NEW YORK, N.Y. – It’s a new record for stocks, but it sure doesn’t feel like it.
The biggest gainers in the past year are fuddy-duddy utilities. Investors are cowering for cover in gold. And the best they’re hoping for in the current earnings season is that profits don’t fall as much as they initially feared.
It’s the second-longest bull market in history, and its old age is showing.
Still, stocks have rewarded investors who had faith to hold on. With a new high for the Standard and Poor’s 500 index on Monday, it has tripled since its low in March 2009 during the financial crisis.
“This is one of my favourite days. There’s nothing like a new high,” says John Manley, chief equity strategist for Wells Fargo Fund Management.
No matter what you think of the stock market — love it, fear it — you’ve got to admire its resilience.
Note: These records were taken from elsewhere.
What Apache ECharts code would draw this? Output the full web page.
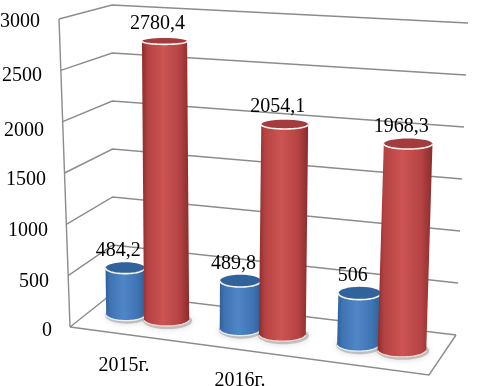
<!DOCTYPE html>
<html>
<head>
<meta charset="utf-8">
<style>html,body{margin:0;padding:0;background:#fff}#c{width:489px;height:386px}</style>
<script src="https://cdn.jsdelivr.net/npm/echarts@6/dist/echarts.min.js"></script>
</head>
<body>
<div id="c"></div>
<script>
// Data
var categories = ['2015г.', '2016г.', ''];
var blueValues = [484.2, 489.8, 506];
var redValues = [2780.4, 2054.1, 1968.3];
var yTicks = [0, 500, 1000, 1500, 2000, 2500, 3000];

// Perspective box corners (layout only)
var box = {
  FLb: [70, 327], FRb: [429, 375], BLb: [113, 293], BRb: [456, 335],
  FLt: [59, 19], FRt: [440, 48], BLt: [112, 5], BRt: [468, 23]
};
function lerp(a, b, k) { return [a[0] + (b[0] - a[0]) * k, a[1] + (b[1] - a[1]) * k]; }
function project(u, v, t) {
  var bottom = lerp(lerp(box.FLb, box.FRb, u), lerp(box.BLb, box.BRb, u), v);
  var top = lerp(lerp(box.FLt, box.FRt, u), lerp(box.BLt, box.BRt, u), v);
  return lerp(bottom, top, t);
}
var FONT = '"Liberation Serif","Times New Roman",serif';
var GRID = { left: 66, width: 348, top: 20, height: 308 };
var LINE = '#8c8c8c';

function heightOf(api, val) {
  var y0 = api.coord([0, 0])[1], y3 = api.coord([0, 3000])[1];
  return (y0 - api.coord([0, val])[1]) / (y0 - y3);
}
function poly(points, stroke, width) {
  return { type: 'polyline', shape: { points: points }, style: { fill: null, stroke: stroke, lineWidth: width } };
}
function renderWalls(params, api) {
  var val = api.value(0);
  var t = heightOf(api, val);
  var children = [poly([project(0, 0, t), project(0, 1, t), project(1, 1, t)], LINE, 1.4)];
  if (val === 0) {
    children.push(poly([project(0, 0, 0), project(1, 0, 0), project(1, 1, 0)], LINE, 1.4));
    children.push(poly([project(0, 0, 0), project(0, 0, 1)], LINE, 1.4));
  }
  return { type: 'group', children: children };
}
function arc(c, rx, ry, from, to) {
  var pts = [];
  for (var i = 0; i <= 32; i++) {
    var a = from + (to - from) * i / 32;
    pts.push([c[0] + rx * Math.cos(a), c[1] + ry * Math.sin(a)]);
  }
  return pts;
}
function cylinder(opt) {
  return function (params, api) {
    var cat = api.value(0), val = api.value(1);
    var s = (api.coord([cat, 0])[0] - GRID.left) / GRID.width;
    var u = s + opt.shift;
    u = u + 0.05 * u * (u - 1);
    var v = 0.5, rv = 0.18;
    var t = heightOf(api, val);
    var bc = project(u, v, 0), tc = project(u, v, t);
    tc[1] += 2;
    var rx = opt.radius * (1 + 0.12 * u);
    var ryB = Math.abs(project(u, v + rv, 0)[1] - project(u, v - rv, 0)[1]) / 2;
    var ryT = Math.abs(project(u, v + rv, t)[1] - project(u, v - rv, t)[1]) / 2;
    var bodyPts = arc(bc, rx, ryB, 0, Math.PI).concat([[tc[0] - rx, tc[1]], [tc[0] + rx, tc[1]]]);
    var grad = new echarts.graphic.LinearGradient(0, 0, 1, 0, [
      { offset: 0, color: opt.edge }, { offset: 0.12, color: opt.mid },
      { offset: 0.45, color: opt.light }, { offset: 0.8, color: opt.mid },
      { offset: 1, color: opt.edge }
    ]);
    var label = String(val).replace('.', ',');
    return {
      type: 'group',
      children: [
        { type: 'ellipse', shape: { cx: bc[0] + 1, cy: bc[1] + 1, rx: rx + 2, ry: ryB + 2 },
          style: { fill: 'rgba(140,140,140,0.45)', shadowBlur: 6, shadowColor: 'rgba(140,140,140,0.7)' } },
        { type: 'polygon', shape: { points: bodyPts }, style: { fill: grad } },
        poly(arc(bc, rx, ryB, 0.1, Math.PI - 0.1), opt.rim, 1.4),
        { type: 'ellipse', shape: { cx: tc[0], cy: tc[1], rx: rx, ry: ryT }, style: { fill: opt.top } },
        poly(arc(tc, rx, ryT, 0, Math.PI), '#fdf6f0', 1.6),
        { type: 'text', style: { text: label, x: tc[0] - 7, y: tc[1] - 17.5, textAlign: 'center', textVerticalAlign: 'middle',
          fontFamily: FONT, fontSize: 20, fill: '#000' } }
      ]
    };
  };
}
function pairs(values) { return values.map(function (v, i) { return [i, v]; }); }

var yLabelPad = { 3000: [4, 12, 0, 0], 2500: [9, 10, 0, 0], 2000: [17, 8, 0, 0], 1500: [12, 6, 0, 0], 1000: [11, 4, 0, 0], 500: [11, 3, 0, 0], 0: [6, 0, 0, 0] };
var yRich = {};
Object.keys(yLabelPad).forEach(function (k) {
  yRich['l' + k] = { padding: yLabelPad[k], fontFamily: FONT, fontSize: 20, color: '#000' };
});

var chart = echarts.init(document.getElementById('c'), null, { renderer: 'canvas' });
chart.setOption({
  animation: false,
  backgroundColor: '#fff',
  grid: { left: GRID.left, width: GRID.width, top: GRID.top, height: GRID.height, outerBoundsMode: 'none' },
  xAxis: {
    type: 'category', data: categories,
    axisLine: { show: false }, axisTick: { show: false }, splitLine: { show: false },
    axisLabel: {
      margin: 28, interval: 0,
      formatter: function (v, i) { return '{c' + i + '|' + v + '}'; },
      rich: {
        c0: { fontFamily: FONT, fontSize: 20, color: '#000' },
        c1: { fontFamily: FONT, fontSize: 20, color: '#000', padding: [15, 0, 0, 0] },
        c2: { fontFamily: FONT, fontSize: 20, color: '#000' }
      }
    }
  },
  yAxis: {
    type: 'value', min: 0, max: 3000, interval: 500,
    axisLine: { show: false }, axisTick: { show: false }, splitLine: { show: false },
    axisLabel: { margin: 14, formatter: function (v) { return '{l' + v + '|' + v + '}'; }, rich: yRich }
  },
  series: [
    { type: 'custom', name: 'walls', z: 1, silent: true, clip: false, renderItem: renderWalls,
      data: yTicks.map(function (v) { return [v]; }), encode: { y: 0 } },
    { type: 'custom', name: 'blue', z: 2, clip: false, data: pairs(blueValues), encode: { x: 0, y: 1 },
      renderItem: cylinder({ shift: -0.064, radius: 19.5, edge: '#2f5f97', mid: '#3f74b3', light: '#4f86c6', top: '#30629c', rim: '#e8f1fb' }) },
    { type: 'custom', name: 'red', z: 3, clip: false, data: pairs(redValues), encode: { x: 0, y: 1 },
      renderItem: cylinder({ shift: 0.056, radius: 22, edge: '#8a2c2d', mid: '#b54243', light: '#cc5453', top: '#a43b3e', rim: '#f6d9d3' }) }
  ]
});
</script>
</body>
</html>
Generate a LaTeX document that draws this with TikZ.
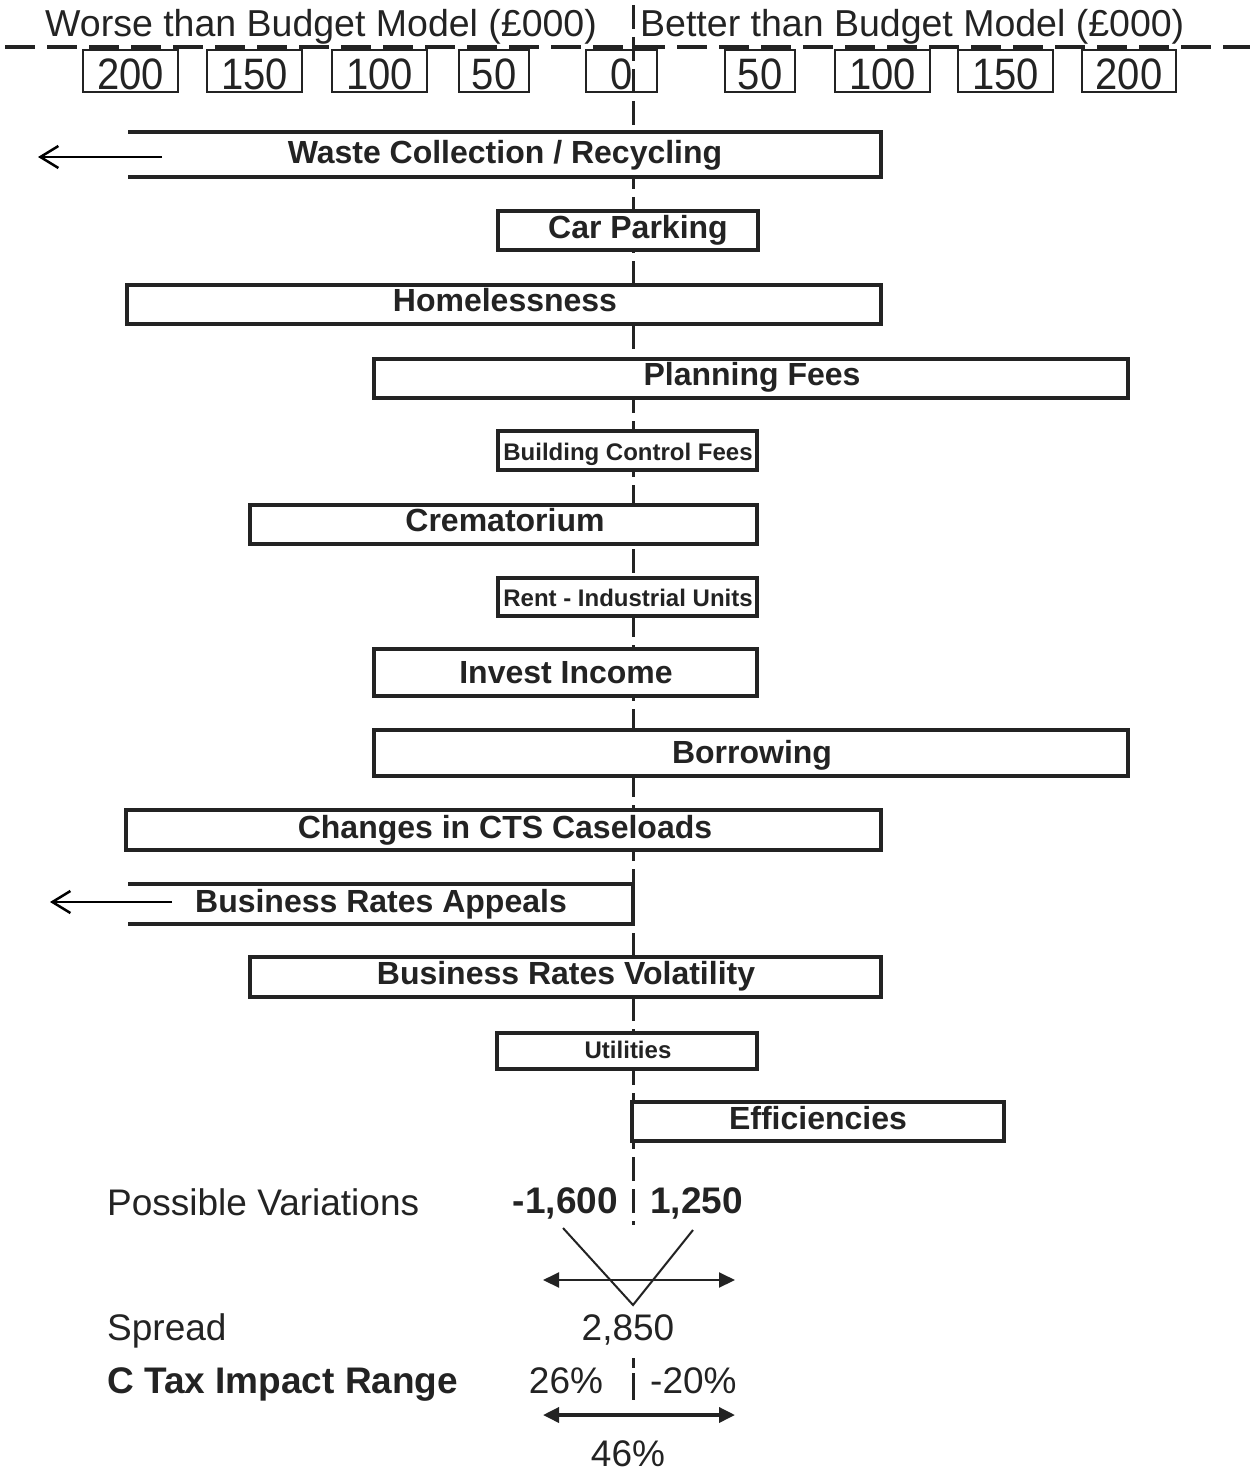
\documentclass[tikz,border=0pt]{standalone}
\usepackage{fontspec}
\setmainfont{Liberation Sans}
\usetikzlibrary{arrows.meta}
\definecolor{ink}{RGB}{35,35,35}
\newcommand{\fhead}{\fontsize{37.5pt}{40pt}\selectfont}
\newcommand{\fnum}{\fontsize{40pt}{42pt}\selectfont}
\newcommand{\fbig}{\fontsize{32pt}{34pt}\selectfont\bfseries}
\newcommand{\fsmall}{\fontsize{24pt}{26pt}\selectfont\bfseries}
\newcommand{\fbot}{\fontsize{37pt}{39pt}\selectfont}
\begin{document}
\begin{tikzpicture}[x=1pt,y=-1pt,
  txt/.style={inner sep=0pt, anchor=base, text=ink},
  barbox/.style={draw=ink, line width=3.5pt, fill=white},
  scalebox/.style={draw=ink, line width=2pt},
  centreline/.style={draw=ink, line width=3pt, dash pattern=on 24pt off 8pt},
  topline/.style={draw=ink, line width=4pt, dash pattern=on 30pt off 12pt},
  outarrow/.style={draw=black, line width=2.5pt, -{Straight Barb[length=18pt,width=22pt,line width=2.5pt]}},
  dbl/.style={draw=ink, {Triangle[length=16pt,width=15pt]}-{Triangle[length=16pt,width=15pt]}},
]
\useasboundingbox (0,0) rectangle (1250,1474);

% central dashed line and top dashed line
\coordinate (ctop) at (633,5);
\coordinate (cbot) at (633,1225);
\draw[centreline] (ctop) -- (cbot);
\coordinate (hl) at (5,47);
\coordinate (hr) at (1250,47);
\draw[topline] (hl) -- (hr);

% header
\node[txt, anchor=base west] (worse) at (45,37) {\fhead Worse than Budget Model (£000)};
\node[txt, anchor=base west] (better) at (640,37) {\fhead Better than Budget Model (£000)};

% scale boxes
\foreach \n/\a/\b/\t in {s1/83/178/200, s2/207/302/150, s3/332/427/100, s4/459/529/50, s5/586/657/0,
                         s6/725/795/50, s7/835/930/100, s8/958/1053/150, s9/1082/1176/200}{
  \draw[scalebox] (\a,50) rectangle (\b,92);
  \node[txt, yscale=1.1] (\n) at ({(\a+\b)/2},90) {\fnum \t};
}

% bars
% Waste collection (open left)
\draw[barbox] (128,132) -- (881,132) -- (881,177) -- (128,177);
\node[txt] (waste) at (505,164) {\fbig Waste Collection / Recycling};
\coordinate (wa1) at (162,157);
\coordinate (wa2) at (38,157);
\draw[outarrow] (wa1) -- (wa2);

\draw[barbox] (498,211) rectangle (758,250);
\node[txt] (car) at (638,238) {\fbig Car Parking};

\draw[barbox] (127,285) rectangle (881,324);
\node[txt] (home) at (505,311) {\fbig Homelessness};

\draw[barbox] (374,359) rectangle (1128,398);
\node[txt] (plan) at (752,385) {\fbig Planning Fees};

\draw[barbox] (498,431) rectangle (757,470);
\node[txt] (bcf) at (628,460) {\fsmall Building Control Fees};

\draw[barbox] (250,505) rectangle (757,544);
\node[txt] (crem) at (505,531) {\fbig Crematorium};

\draw[barbox] (498,578) rectangle (757,616);
\node[txt] (rent) at (628,606) {\fsmall Rent - Industrial Units};

\draw[barbox] (374,649) rectangle (757,696);
\node[txt] (inv) at (566,683) {\fbig Invest Income};

\draw[barbox] (374,730) rectangle (1128,776);
\node[txt] (borr) at (752,763) {\fbig Borrowing};

\draw[barbox] (126,810) rectangle (881,850);
\node[txt] (cts) at (505,838) {\fbig Changes in CTS Caseloads};

% Business rates appeals (open left)
\draw[barbox] (128,884) -- (633,884) -- (633,924) -- (128,924);
\node[txt] (bra) at (381,912) {\fbig Business Rates Appeals};
\coordinate (ba1) at (172,902);
\coordinate (ba2) at (50,902);
\draw[outarrow] (ba1) -- (ba2);

\draw[barbox] (250,957) rectangle (881,997);
\node[txt] (brv) at (566,984) {\fbig Business Rates Volatility};

\draw[barbox] (497,1033) rectangle (757,1069);
\node[txt] (util) at (628,1058) {\fsmall Utilities};

\draw[barbox] (632,1102) rectangle (1004,1141);
\node[txt] (eff) at (818,1129) {\fbig Efficiencies};

% bottom summary
\node[txt, anchor=base west] (posv) at (107,1215) {\fbot Possible Variations};
\node[txt, anchor=base east] (neg) at (618,1213) {\fbot\bfseries -1,600};
\node[txt, anchor=base west] (pos) at (650,1213) {\fbot\bfseries 1,250};
\coordinate (vl) at (563,1228);
\coordinate (vm) at (633,1305);
\coordinate (vr) at (693,1230);
\draw[draw=ink, line width=2pt] (vl) -- (vm) -- (vr);
\coordinate (a1l) at (543,1280);
\coordinate (a1r) at (735,1280);
\draw[dbl, line width=2pt] (a1l) -- (a1r);

\node[txt, anchor=base west] (spread) at (107,1340) {\fbot Spread};
\node[txt] (sp) at (628,1340) {\fbot 2,850};

\coordinate (c2t) at (633,1358);
\coordinate (c2b) at (633,1400);
\draw[centreline, dash pattern=on 10pt off 5pt on 27pt off 10pt] (c2t) -- (c2b);
\node[txt, anchor=base west] (ctax) at (107,1393) {\fbot\bfseries C Tax Impact Range};
\node[txt] (p26) at (566,1393) {\fbot 26\%};
\node[txt, anchor=base west] (m20) at (650,1393) {\fbot -20\%};
\coordinate (a2l) at (543,1415);
\coordinate (a2r) at (735,1415);
\draw[dbl, line width=3.5pt] (a2l) -- (a2r);
\node[txt] (p46) at (628,1466) {\fbot 46\%};
\end{tikzpicture}
\end{document}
The market has been hit with a string of bad news in the past year. Plunging oil prices. Falling corporate earnings. Fear over rising interest rates. Slowing growth in China. The British vote to leave the European Union.
There were scary headlines, panic selling, big drops. But there was always another rush to buy.
And so it was in the last two trading days. Since Friday, the Standard and Poor’s 500 index has risen 39 points, or 2 per cent, hitting 2,137.16. That is about seven points higher than the last record over a year ago.
For all its recent gains, though, the stock market isn’t showing great confidence in the future.
Among the 10 sectors of the S&P 500, utilities are up the most, soaring 18 per cent since the last high on May 21 last year, according to research firm Bespoke Investment Group. They are mostly bought for their steady dividends payments.
The bond market is signalling trouble, too. Investors tend to load up on government bonds when they’re nervous, pushing yields lower. And yields on U.S. government bonds in the past week have fallen to their lowest levels ever.
Jonathan Corpina, senior managing partner at Meridian Equity Partners, thinks the bull market is fragile.
“There’s no real conviction behind the buying,” he says.
One reason is that companies have been struggling to increase their earnings.
For much of the bull market, companies have been able to compensate for slow growth in the U.S. by cutting costs to squeeze more profits out of each sale or ramping up exports to faster growing countries overseas.
But they’ve cut to the bone, and profits margins are falling now, not rising. What’s more, many of the overseas markets that helped in the past, particularly ones in the developing world, are slowing or stalling.
You could see this in the dismal profit reports over the past year. According to research firm S&P Global Market Intelligence, earnings per share for companies in the S&P 500 index have fallen for three quarters in a row, nearly unheard of outside of a recession.
Some widely respected gauges of stock market value are signalling trouble, too.
The so-called Shiller earnings ratio, named after Nobel Prize winner Robert Shiller of Yale, compares the price of stocks to annual earnings averaged over 10 years. The measure is now 26, much higher — meaning more expensive — than the long term average of 18.
The good news is that the U.S. economy appears healthy.
The rally on Friday was set off by a surprisingly strong jobs report for June, suggesting that employers have been confident enough to hire. And more jobs mean more money for consumers to spend, who power 70 per cent of U.S. economic output.
With Alcoa reporting results after the close Monday, the second quarter earnings season has unofficially begun. Earnings per share for the S&P 500 are expected to fall 5.4 per cent. But there are signs of hope. The financial analysts who follow the companies expect the next two quarters after that will bring gains.
Wells Fargo’s Manley is optimistic.
“Consumers will finally start to feel good after being in a funk,” he says, “and the rest of the economy will open up.”